Dans le fracas du monde moderne, certaines voix résonnent à contretemps, avec la force douce des racines profondes. Celle de Saïda Abouba, romancière, traductrice et enseignante, fait entendre l’écho d’un territoire et d’une mémoire : l’Aurès. Une région souvent reléguée aux marges, mais qui, sous sa plume, devient berceau de résistance, d’espoir et de parole féminine.
Née à M’chounèche, au cœur des montagnes chaouies, Saïda Abouba enseigne l’anglais dans le cycle moyen. Mais son véritable enseignement, elle le transmet à travers ses romans, ses poèmes et ses traductions. Avec plusieurs œuvres à son actif — Aurès, Betta, le combat d’une Aurésienne, Le destin fatal de Taziri, Boudiaf. Espoir brisé, ou encore Sur les traces des femmes Aurésiennes — l’écrivaine construit livre après livre une œuvre enracinée, lucide et profondément humaine.
Son travail de traduction en tamazight, notamment à travers Sallas Yemdel Taziri, version amazighe du Destin fatal de Taziri, témoigne de sa volonté de faire de la langue chaouie non pas un simple vecteur culturel, mais un outil littéraire à part entière. En 2021, cette démarche est saluée par le Prix du Président, qui récompense sa traduction du roman Sur les traces des femmes Aurésiennes.
Son œuvre est traversée par une constante : la femme comme pilier de la société. Dans son texte emblématique La femme est le pilier de son foyer et de son pays, elle rend hommage à la figure maternelle, ancrée, silencieuse, essentielle. Une femme qui veille, élève, lutte et construit sans rien attendre en retour. Une femme-montagne, fidèle à l’Aurès qui l’a vue naître.

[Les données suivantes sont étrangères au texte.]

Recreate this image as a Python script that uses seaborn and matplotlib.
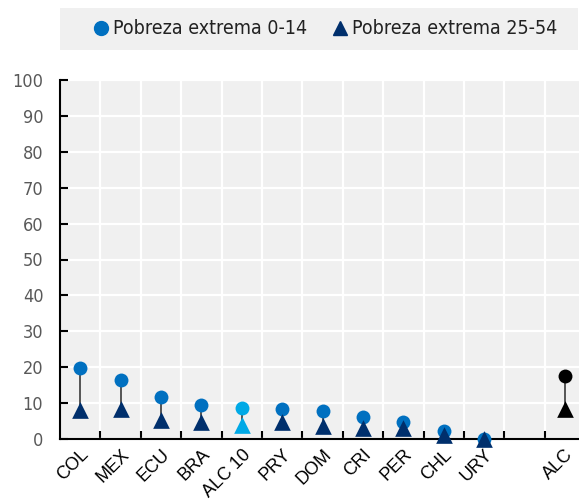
import pandas as pd
import numpy as np
import matplotlib
matplotlib.use("Agg")
import matplotlib.pyplot as plt
from matplotlib.patches import Rectangle
from matplotlib.lines import Line2D
import seaborn as sns

# data
paises = ['COL', 'MEX', 'ECU', 'BRA', 'ALC 10', 'PRY', 'DOM', 'CRI', 'PER', 'CHL', 'URY', '', 'ALC']
pobreza_0_14 = [19.8, 16.3, 11.8, 9.5, 8.7, 8.4, 7.9, 6.0, 4.8, 2.3, 0.1, np.nan, 17.5]
pobreza_25_54 = [8.1, 8.3, 5.2, 4.6, 4.0, 4.6, 3.5, 3.2, 3.0, 1.1, 0.0, np.nan, 8.3]

azul = '#0070C0'
marino = '#002F6C'
celeste = '#00A9E6'
colores_circ = {p: azul for p in paises}
colores_tri = {p: marino for p in paises}
colores_circ['ALC 10'] = celeste
colores_tri['ALC 10'] = celeste
colores_circ['ALC'] = 'black'
colores_tri['ALC'] = 'black'

df = pd.DataFrame({'Pais': paises, 'Nino': pobreza_0_14, 'Adulto': pobreza_25_54})

sns.set_style('white')
plt.rcParams['font.family'] = ['DejaVu Sans']
plt.rcParams['font.stretch'] = 'condensed'

fig = plt.figure(figsize=(5.79, 4.99), dpi=100)
ax = fig.add_axes([60 / 579, 1 - 439 / 499, 1 - 60 / 579, (439 - 80) / 499])
ax.set_facecolor('#F0F0F0')

# lineas entre los dos puntos
pos = [paises.index(p) for p in df.Pais]
ax.vlines(pos, df.Adulto, df.Nino, color='#3A3A3A', lw=1.2, zorder=2)

sns.stripplot(data=df, x='Pais', y='Nino', order=paises, hue='Pais', palette=colores_circ,
              marker='o', size=10, jitter=False, legend=False, ax=ax, zorder=3, clip_on=False)
sns.stripplot(data=df, x='Pais', y='Adulto', order=paises, hue='Pais', palette=colores_tri,
              marker='^', size=12, jitter=False, legend=False, ax=ax, zorder=4, clip_on=False)

ax.set_xlim(-0.5, 12.35)
ax.set_ylim(0, 100)
ax.set_yticks(range(0, 101, 10))
ax.set_xticks(range(len(paises)))
ax.set_xticks(np.arange(0.5, 12, 1), minor=True)
ax.set_xticklabels(paises, rotation=45, ha='right', rotation_mode='anchor',
                   fontsize=13, family='Liberation Sans', fontstretch='normal')
ax.set_xlabel('')
ax.set_ylabel('')

ax.grid(True, axis='y', color='white', lw=1.6)
ax.grid(True, axis='x', which='minor', color='white', lw=1.6)
ax.grid(False, axis='x', which='major')
ax.set_axisbelow(True)

for s in ['top', 'right']:
    ax.spines[s].set_visible(False)
for s in ['left', 'bottom']:
    ax.spines[s].set_color('black')
    ax.spines[s].set_linewidth(1.5)

ax.tick_params(axis='y', direction='in', length=6, width=1.5, color='black',
               labelsize=13, labelcolor='#595959', pad=12, left=True)
ax.tick_params(axis='x', which='major', length=0, pad=5, labelcolor='black')
ax.tick_params(axis='x', which='minor', direction='in', length=6, width=1.5, color='black', bottom=True)

# leyenda en caja gris
fig.patches.append(Rectangle((60 / 579, 1 - 50 / 499), 1 - 61 / 579, 42 / 499,
                             transform=fig.transFigure, facecolor='#F0F0F0', edgecolor='none'))
handles = [Line2D([], [], marker='o', color=azul, ls='', markersize=10),
           Line2D([], [], marker='^', color=marino, ls='', markersize=10)]
fig.legend(handles, ['Pobreza extrema 0-14', 'Pobreza extrema 25-54'], ncol=2, frameon=False,
           loc='center', bbox_to_anchor=(326 / 579, 1 - 29 / 499), fontsize=14,
           handlelength=0.6, handletextpad=0.3, columnspacing=1.4, labelcolor='#222222')

plt.savefig('out.png', dpi=100)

Dans Aurès, l’un de ses romans les plus marquants, elle dresse le portrait d’un pays meurtri, mais debout. À travers la figure d’un héros nommé comme sa terre, elle évoque la décennie noire avec pudeur et lucidité, tout en traçant un horizon de guérison et de renaissance.

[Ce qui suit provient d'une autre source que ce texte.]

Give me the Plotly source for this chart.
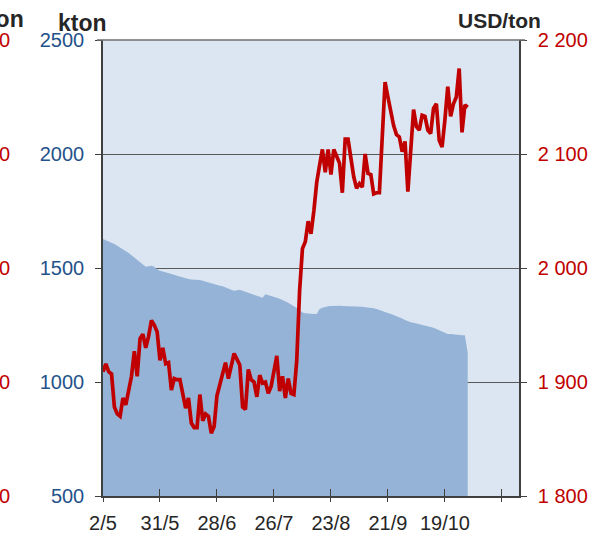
import plotly.graph_objects as go

# ---- data ----
tick_positions = [0, 20, 40, 60, 80, 100, 120, 140]
tick_labels = ["2/5", "31/5", "28/6", "26/7", "23/8", "21/9", "19/10", ""]

# price, USD/ton (right axis), one value per trading day
price = [
    1909, 1916, 1909, 1907, 1878, 1872, 1870, 1886, 1880, 1893,
    1905, 1927, 1905, 1938, 1942, 1930, 1940, 1954, 1950, 1944,
    1919, 1930, 1916, 1917, 1893, 1903, 1902, 1902, 1890, 1877,
    1886, 1864, 1860, 1860, 1889, 1866, 1872, 1870, 1855, 1861,
    1888, 1898, 1908, 1917, 1903, 1914, 1925, 1920, 1915, 1878,
    1876, 1911, 1902, 1900, 1887, 1906, 1899, 1900, 1890, 1896,
    1908, 1923, 1892, 1905, 1886, 1903, 1890, 1889, 1919, 1980,
    2017, 2023, 2041, 2030, 2050, 2075, 2090, 2104, 2084, 2104,
    2082, 2104, 2098, 2092, 2066, 2113, 2113, 2096, 2080, 2070,
    2074, 2071, 2100, 2083, 2082, 2065, 2066, 2066, 2115, 2163,
    2150, 2136, 2125, 2117, 2115, 2102, 2111, 2067, 2109, 2139,
    2124, 2121, 2134, 2133, 2121, 2118, 2140, 2144, 2112, 2106,
    2130, 2159, 2133, 2144, 2150, 2175, 2119, 2143, 2141,
]

# stocks, kton (left axis)
stocks = [
    1627, 1622, 1618, 1612, 1605, 1598, 1590, 1584, 1575, 1566,
    1556, 1546, 1536, 1525, 1515, 1506, 1508, 1510, 1505, 1494,
    1488, 1485, 1482, 1478, 1474, 1470, 1466, 1462, 1458, 1455,
    1452, 1450, 1449, 1451, 1447, 1444, 1440, 1436, 1432, 1428,
    1425, 1422, 1420, 1416, 1410, 1405, 1400, 1403, 1405, 1400,
    1396, 1393, 1389, 1385, 1380, 1375, 1370, 1385, 1382, 1378,
    1374, 1370, 1365, 1360, 1354, 1348, 1340, 1333, 1325, 1315,
    1305, 1302, 1300, 1300, 1298, 1298, 1320, 1326, 1330, 1332,
    1333, 1334, 1334, 1334, 1333, 1333, 1333, 1333, 1333, 1332,
    1331, 1330, 1328, 1327, 1325, 1323, 1320, 1316, 1312, 1308,
    1304, 1299, 1294, 1288, 1284, 1278, 1272, 1266, 1262, 1260,
    1257, 1254, 1251, 1248, 1245, 1243, 1238, 1232, 1226, 1220,
    1214, 1211, 1210, 1208, 1207, 1206, 1205, 1205, 1127,
]

left_ticks = [500, 1000, 1500, 2000, 2500]
right_ticks = [1800, 1900, 2000, 2100, 2200]
right_tick_labels = ["1 800", "1 900", "2 000", "2 100", "2 200"]

# ---- styling ----
W, H = 609, 534
ML, MR, MT, MB = 103, 90, 40, 38
PW, PH = W - ML - MR, H - MT - MB
FONT = "Liberation Sans, Arial, sans-serif"
RED = "#C00000"
BLUE_TXT = "#24528A"
AREA = "#95B3D7"
BG = "#DCE6F2"
DARK = "#404040"

x = list(range(len(price)))

fig = go.Figure()
fig.add_trace(go.Scatter(
    x=x, y=stocks, mode="lines", fill="tozeroy",
    fillcolor=AREA, line=dict(width=0, color=AREA),
    yaxis="y", hoverinfo="skip", showlegend=False))
fig.add_trace(go.Scatter(
    x=x, y=price, mode="lines", line=dict(width=3.7, color=RED),
    yaxis="y2", hoverinfo="skip", showlegend=False))
# helper trace so the inner tick axis is drawn
fig.add_trace(go.Scatter(
    x=[0], y=[500], mode="markers", marker=dict(opacity=0),
    xaxis="x2", yaxis="y", hoverinfo="skip", showlegend=False))


def px_x(p):
    return (p - ML) / PW


def px_y(p):
    return (MT + PH - p) / PH


annotations = [
    dict(text="<b>kton</b>", x=px_x(56), y=px_y(23), xref="paper", yref="paper",
         xanchor="left", yanchor="middle", showarrow=False,
         font=dict(family=FONT, size=23, color="#262626")),
    dict(text="<b>USD/ton</b>", x=px_x(456), y=px_y(21), xref="paper", yref="paper",
         xanchor="left", yanchor="middle", showarrow=False,
         font=dict(family=FONT, size=21, color="#262626")),
    dict(text="<b>USD/ton</b>", x=px_x(26), y=px_y(19), xref="paper", yref="paper",
         xanchor="right", yanchor="middle", showarrow=False,
         font=dict(family=FONT, size=23, color="#262626")),
]
for v in left_ticks:
    annotations.append(dict(
        text="0", x=px_x(12), y=(v - 500) / 2000, xref="paper", yref="paper",
        xanchor="right", yanchor="middle", showarrow=False,
        font=dict(family=FONT, size=20, color=RED)))

shapes = [
    # top gridline (2500) with its outer ticks on both sides
    dict(type="line", xref="paper", yref="paper",
         x0=px_x(97), x1=px_x(525), y0=1, y1=1,
         line=dict(color="#6f6f6f", width=1.6), layer="above"),
]

fig.update_layout(
    width=W, height=H,
    margin=dict(l=ML, r=MR, t=MT, b=MB, pad=0, autoexpand=False),
    paper_bgcolor="white", plot_bgcolor=BG,
    font=dict(family=FONT, size=20),
    xaxis=dict(range=[0, 146], tickvals=tick_positions, ticktext=tick_labels,
               ticks="outside", ticklen=4, tickwidth=1.3, tickcolor=DARK,
               showline=True, linecolor=DARK, linewidth=1.5,
               showgrid=False, zeroline=False, automargin=False,
               ticklabelstandoff=4,
               tickfont=dict(family=FONT, size=20, color="#262626")),
    xaxis2=dict(range=[0, 146], tickvals=tick_positions, overlaying="x",
                side="bottom", anchor="y",
                ticks="inside", ticklen=7, tickwidth=1.3, tickcolor=DARK,
                showticklabels=False, showline=False, showgrid=False,
                zeroline=False, automargin=False),
    yaxis=dict(range=[500, 2500], tickvals=left_ticks,
               ticks="outside", ticklen=6, tickwidth=1.3, tickcolor=DARK,
               showline=True, linecolor=DARK, linewidth=1.5,
               showgrid=True, gridcolor="#595959", gridwidth=1.3, zeroline=False,
               automargin=False, ticklabelstandoff=7,
               tickfont=dict(family=FONT, size=20, color=BLUE_TXT)),
    yaxis2=dict(range=[1800, 2200], tickvals=right_ticks, ticktext=right_tick_labels,
                overlaying="y", side="right",
                ticks="outside", ticklen=6, tickwidth=1.3, tickcolor=DARK,
                showline=True, linecolor=DARK, linewidth=1.5,
                showgrid=False, zeroline=False, automargin=False,
                ticklabelstandoff=7,
                tickfont=dict(family=FONT, size=20, color=RED)),
    annotations=annotations,
    shapes=shapes,
)

fig.write_html("out.html", config={"displayModeBar": False},
               post_script="document.body.style.margin='0';")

Betta met en lumière une mère aurésienne, figure de courage et de dévouement, entre traditions et combats intimes. Le destin fatal de Taziri explore quant à lui les tensions de la guerre d’indépendance à travers le destin d’une jeune femme villageoise, Chahla, symbole d’un féminisme enraciné dans le vécu.
Dans ses écrits, les femmes ne sont jamais des victimes passives. Elles sont des bâtisseuses d’avenir, debout face aux épreuves, tenaces dans l’ombre. Comme elle l’écrit dans Sur les traces des femmes Aurésiennes, ces femmes s’expriment par l’écrit, les arts, les métiers à tisser — autant de formes de résistance et de mémoire.

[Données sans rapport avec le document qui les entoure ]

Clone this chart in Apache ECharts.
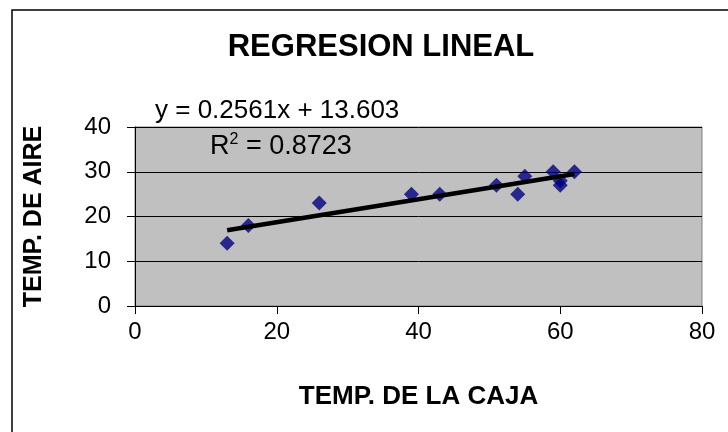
<!DOCTYPE html>
<html>
<head>
<meta charset="utf-8">
<script src="https://cdn.jsdelivr.net/npm/echarts@6/dist/echarts.min.js"></script>
<style>
html,body{margin:0;padding:0;background:#fff;}
#chart{width:728px;height:432px;}
</style>
</head>
<body>
<div id="chart"></div>
<script>
// Data
var cajaTemps = [13, 16, 26, 39, 43, 51, 54, 55, 59, 60, 60, 62];
var aireTemps = [14, 18, 23, 25, 25, 27, 25, 29, 30, 27, 28, 30];
var trendSlope = 0.2561;
var trendIntercept = 13.603;
var rSquared = 0.8723;
var xTicks = [0, 20, 40, 60, 80];
var yTicks = [0, 10, 20, 30, 40];
var chartTitle = 'REGRESION LINEAL';
var xTitle = 'TEMP. DE LA CAJA';
var yTitle = 'TEMP. DE AIRE';

var points = cajaTemps.map(function (x, i) { return [x, aireTemps[i]]; });
var xMin = Math.min.apply(null, cajaTemps);
var xMax = Math.max.apply(null, cajaTemps);
var trendLine = [
  [xMin, trendSlope * xMin + trendIntercept],
  [xMax, trendSlope * xMax + trendIntercept]
];

var FONT = '"Liberation Sans", Arial, sans-serif';
var chart = echarts.init(document.getElementById('chart'), null, {renderer: 'canvas'});
chart.setOption({
  animation: false,
  backgroundColor: '#ffffff',
  graphic: [
    {type: 'rect', shape: {x: 12, y: 10, width: 740, height: 440}, style: {fill: 'none', stroke: '#000', lineWidth: 1.5}, silent: true, z: 100},
    {type: 'text', x: 381, y: 47, style: {text: chartTitle, font: 'bold 31px ' + FONT, fill: '#000', textAlign: 'center', textVerticalAlign: 'middle'}, z: 100},
    {type: 'text', x: 155, y: 111, style: {text: 'y = ' + trendSlope + 'x + ' + trendIntercept, font: '26px ' + FONT, fill: '#000', textAlign: 'left', textVerticalAlign: 'middle'}, z: 100},
    {type: 'text', x: 210, y: 147, style: {
      text: '{a|R}{s|2}{a| = ' + rSquared + '}',
      textAlign: 'left', textVerticalAlign: 'middle',
      rich: {
        a: {fontFamily: FONT, fontSize: 27, color: '#000', lineHeight: 30},
        s: {fontFamily: FONT, fontSize: 16, color: '#000', verticalAlign: 'top', lineHeight: 30, padding: [0, 0, 12, 0]}
      }
    }, z: 100}
  ],
  grid: {
    left: 135, top: 127, right: 26, bottom: 126,
    show: true, backgroundColor: '#C0C0C0', borderColor: '#808080', borderWidth: 1
  },
  xAxis: {
    type: 'value', min: xTicks[0], max: xTicks[xTicks.length - 1], interval: xTicks[1] - xTicks[0],
    name: xTitle, nameLocation: 'middle', nameGap: 78,
    nameTextStyle: {fontFamily: FONT, fontSize: 26, fontWeight: 'bold', color: '#000'},
    axisLine: {show: true, onZero: false, lineStyle: {color: '#000', width: 1}},
    axisTick: {show: true, length: 8, lineStyle: {color: '#000'}},
    axisLabel: {fontFamily: FONT, fontSize: 24, color: '#000', margin: 14},
    splitLine: {show: false}
  },
  yAxis: {
    type: 'value', min: yTicks[0], max: yTicks[yTicks.length - 1], interval: yTicks[1] - yTicks[0],
    name: yTitle, nameLocation: 'middle', nameGap: 88, nameRotate: 90,
    nameTextStyle: {fontFamily: FONT, fontSize: 25, fontWeight: 'bold', color: '#000'},
    axisLine: {show: true, onZero: false, lineStyle: {color: '#000', width: 1}},
    axisTick: {show: true, length: 8, lineStyle: {color: '#000'}},
    axisLabel: {fontFamily: FONT, fontSize: 24, color: '#000', margin: 24},
    splitLine: {show: true, lineStyle: {color: '#000', width: 1}}
  },
  series: [
    {
      type: 'scatter', data: points, symbol: 'diamond', symbolSize: 15,
      itemStyle: {color: '#000080'}, z: 3
    },
    {
      type: 'line', data: trendLine, symbol: 'none',
      lineStyle: {color: '#000', width: 4.5}, z: 4
    }
  ]
});
</script>
</body>
</html>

Plus récemment, avec Boudiaf. Espoir brisé, l’auteure quitte la sphère du roman pour retracer la trajectoire d’un homme d’État emblématique, dans un récit qui allie engagement politique et quête de vérité.
Loin des projecteurs, Saïda Abouba continue à écrire, traduire et enseigner, avec cette conviction tranquille que la culture est un acte de résistance. Elle incarne une littérature de proximité, enracinée dans le réel, habitée par la mémoire, tournée vers l’avenir.
Dans les livres de Saïda Abouba, l’Aurès n’est pas un décor. C’est un personnage. Et ses femmes, les véritables héroïnes.